Start with the grounds
Every denial rests on stated grounds, and those grounds determine what to do next. A denial over a fixable documentation or certification issue points to a different response than one over a substantive eligibility or location problem. Reaching for a remedy before understanding the reason is how applicants pursue the wrong route. The grounds are the map.
The routes available after a denial
Depending on the basis for the denial, the options generally fall into these categories:
- Address the stated grounds directly. If the denial flags a curable problem, resolving that specific issue may open a path forward.
- Pursue a variance or a local certification fix. Where the obstacle is a distance issue or a local certification problem, a variance request or correcting the certification may be the matching route.
- Use the administrative and legal avenues to contest the denial. A denial can be challenged through the protest and appeal channels available under the rules, which is the formal route when the denial is disputed rather than fixable.
These are options to match against the grounds, then, not a guarantee that any particular denial will be reversed. The right route is the one that fits why the application was denied.
Why this is options, not a promise
It would be inaccurate to say a denial is the end, and equally inaccurate to say denials are easily overturned. The honest framing is a map of options with no promised outcome. Some denials are addressed by curing a problem, some by a variance or certification fix, and some by contesting through the available channels, and the result in any given case depends on the facts and the rules. Watching the deadlines matters too, since the contest avenues operate on timelines that can lapse.
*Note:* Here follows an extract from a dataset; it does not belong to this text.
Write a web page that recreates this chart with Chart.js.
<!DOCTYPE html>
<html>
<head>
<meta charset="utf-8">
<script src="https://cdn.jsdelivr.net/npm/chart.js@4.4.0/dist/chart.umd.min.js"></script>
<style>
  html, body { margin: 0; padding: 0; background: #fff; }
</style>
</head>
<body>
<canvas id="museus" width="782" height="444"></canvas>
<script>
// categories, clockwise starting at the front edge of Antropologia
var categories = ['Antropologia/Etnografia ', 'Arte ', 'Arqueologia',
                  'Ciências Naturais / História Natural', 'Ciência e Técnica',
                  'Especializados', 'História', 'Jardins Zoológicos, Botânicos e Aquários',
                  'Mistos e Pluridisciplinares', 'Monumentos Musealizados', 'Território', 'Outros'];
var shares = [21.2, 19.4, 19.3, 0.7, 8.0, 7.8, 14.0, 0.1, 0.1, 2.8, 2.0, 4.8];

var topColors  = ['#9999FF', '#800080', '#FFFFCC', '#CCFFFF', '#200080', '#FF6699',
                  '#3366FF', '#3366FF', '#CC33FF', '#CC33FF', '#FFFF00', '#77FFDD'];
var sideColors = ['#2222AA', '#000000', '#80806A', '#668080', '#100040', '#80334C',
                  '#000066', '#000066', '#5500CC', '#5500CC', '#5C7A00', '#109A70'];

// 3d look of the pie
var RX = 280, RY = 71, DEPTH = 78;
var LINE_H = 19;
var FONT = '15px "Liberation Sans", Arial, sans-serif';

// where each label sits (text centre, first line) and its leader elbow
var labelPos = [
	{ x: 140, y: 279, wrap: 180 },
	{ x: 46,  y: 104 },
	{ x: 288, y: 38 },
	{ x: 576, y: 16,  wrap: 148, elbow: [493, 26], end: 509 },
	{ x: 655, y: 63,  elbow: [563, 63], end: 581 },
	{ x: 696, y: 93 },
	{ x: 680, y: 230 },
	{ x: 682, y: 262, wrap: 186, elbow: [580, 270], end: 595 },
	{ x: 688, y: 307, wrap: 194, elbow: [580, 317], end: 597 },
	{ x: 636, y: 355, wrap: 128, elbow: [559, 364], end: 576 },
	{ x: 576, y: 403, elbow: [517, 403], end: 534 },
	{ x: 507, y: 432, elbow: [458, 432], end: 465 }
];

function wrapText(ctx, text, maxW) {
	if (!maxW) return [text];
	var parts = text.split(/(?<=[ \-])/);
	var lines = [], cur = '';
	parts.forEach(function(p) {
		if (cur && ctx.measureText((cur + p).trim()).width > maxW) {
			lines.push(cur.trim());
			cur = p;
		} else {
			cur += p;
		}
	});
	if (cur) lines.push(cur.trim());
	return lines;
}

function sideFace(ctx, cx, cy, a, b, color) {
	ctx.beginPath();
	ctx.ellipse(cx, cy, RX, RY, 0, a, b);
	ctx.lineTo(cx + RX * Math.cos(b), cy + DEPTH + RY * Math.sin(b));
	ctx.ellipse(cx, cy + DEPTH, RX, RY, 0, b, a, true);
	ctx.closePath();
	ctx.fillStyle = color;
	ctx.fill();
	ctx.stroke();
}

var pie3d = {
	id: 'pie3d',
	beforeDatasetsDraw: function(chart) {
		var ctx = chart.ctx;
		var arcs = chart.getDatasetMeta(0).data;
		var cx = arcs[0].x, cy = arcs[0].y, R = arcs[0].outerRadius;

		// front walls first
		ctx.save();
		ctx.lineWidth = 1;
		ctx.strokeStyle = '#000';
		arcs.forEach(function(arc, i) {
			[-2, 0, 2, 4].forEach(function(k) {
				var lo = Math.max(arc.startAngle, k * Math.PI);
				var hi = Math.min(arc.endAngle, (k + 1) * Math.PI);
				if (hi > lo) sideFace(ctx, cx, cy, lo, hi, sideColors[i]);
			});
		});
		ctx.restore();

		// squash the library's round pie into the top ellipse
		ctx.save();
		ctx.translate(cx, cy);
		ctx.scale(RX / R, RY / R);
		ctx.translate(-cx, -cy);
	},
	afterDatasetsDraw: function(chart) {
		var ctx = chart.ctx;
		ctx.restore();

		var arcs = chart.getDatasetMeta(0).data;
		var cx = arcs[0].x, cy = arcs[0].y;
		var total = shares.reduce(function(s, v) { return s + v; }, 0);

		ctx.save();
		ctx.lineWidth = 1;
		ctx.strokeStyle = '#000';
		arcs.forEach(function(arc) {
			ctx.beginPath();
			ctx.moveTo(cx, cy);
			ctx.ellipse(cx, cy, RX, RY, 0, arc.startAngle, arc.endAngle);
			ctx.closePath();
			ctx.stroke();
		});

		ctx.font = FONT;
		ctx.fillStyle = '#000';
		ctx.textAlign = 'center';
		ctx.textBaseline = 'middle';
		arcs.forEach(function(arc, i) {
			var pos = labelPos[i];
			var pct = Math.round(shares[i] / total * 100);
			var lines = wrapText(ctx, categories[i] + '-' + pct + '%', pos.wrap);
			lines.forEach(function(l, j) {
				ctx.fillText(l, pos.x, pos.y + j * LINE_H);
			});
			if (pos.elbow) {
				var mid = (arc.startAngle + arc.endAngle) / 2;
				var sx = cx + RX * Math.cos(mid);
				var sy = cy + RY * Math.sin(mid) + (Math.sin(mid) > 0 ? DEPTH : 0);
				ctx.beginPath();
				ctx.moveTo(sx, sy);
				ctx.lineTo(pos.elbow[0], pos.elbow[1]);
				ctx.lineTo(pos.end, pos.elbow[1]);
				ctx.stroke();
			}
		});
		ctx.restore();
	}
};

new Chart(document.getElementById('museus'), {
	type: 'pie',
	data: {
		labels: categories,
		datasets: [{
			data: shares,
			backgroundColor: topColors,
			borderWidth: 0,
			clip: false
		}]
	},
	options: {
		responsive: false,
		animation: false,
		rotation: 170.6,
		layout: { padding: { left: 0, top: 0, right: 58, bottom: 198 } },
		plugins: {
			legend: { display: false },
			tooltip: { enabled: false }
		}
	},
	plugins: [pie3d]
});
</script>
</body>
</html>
A denial opens options rather than closing the door, but the options are not interchangeable and none guarantees reversal. The reliable approach is to read the grounds, match the route, whether curing the stated issue, pursuing a variance or certification fix, or contesting through the available channels, and mind the deadlines.
This article is for general educational purposes only and is not legal advice. The options after a denial, and the procedures and deadlines that apply, depend on the grounds for the denial and current rules. Confirm the avenues for your specific situation with the Texas Alcoholic Beverage Commission or a qualified Texas attorney before acting. Reading this content does not create an attorney-client relationship.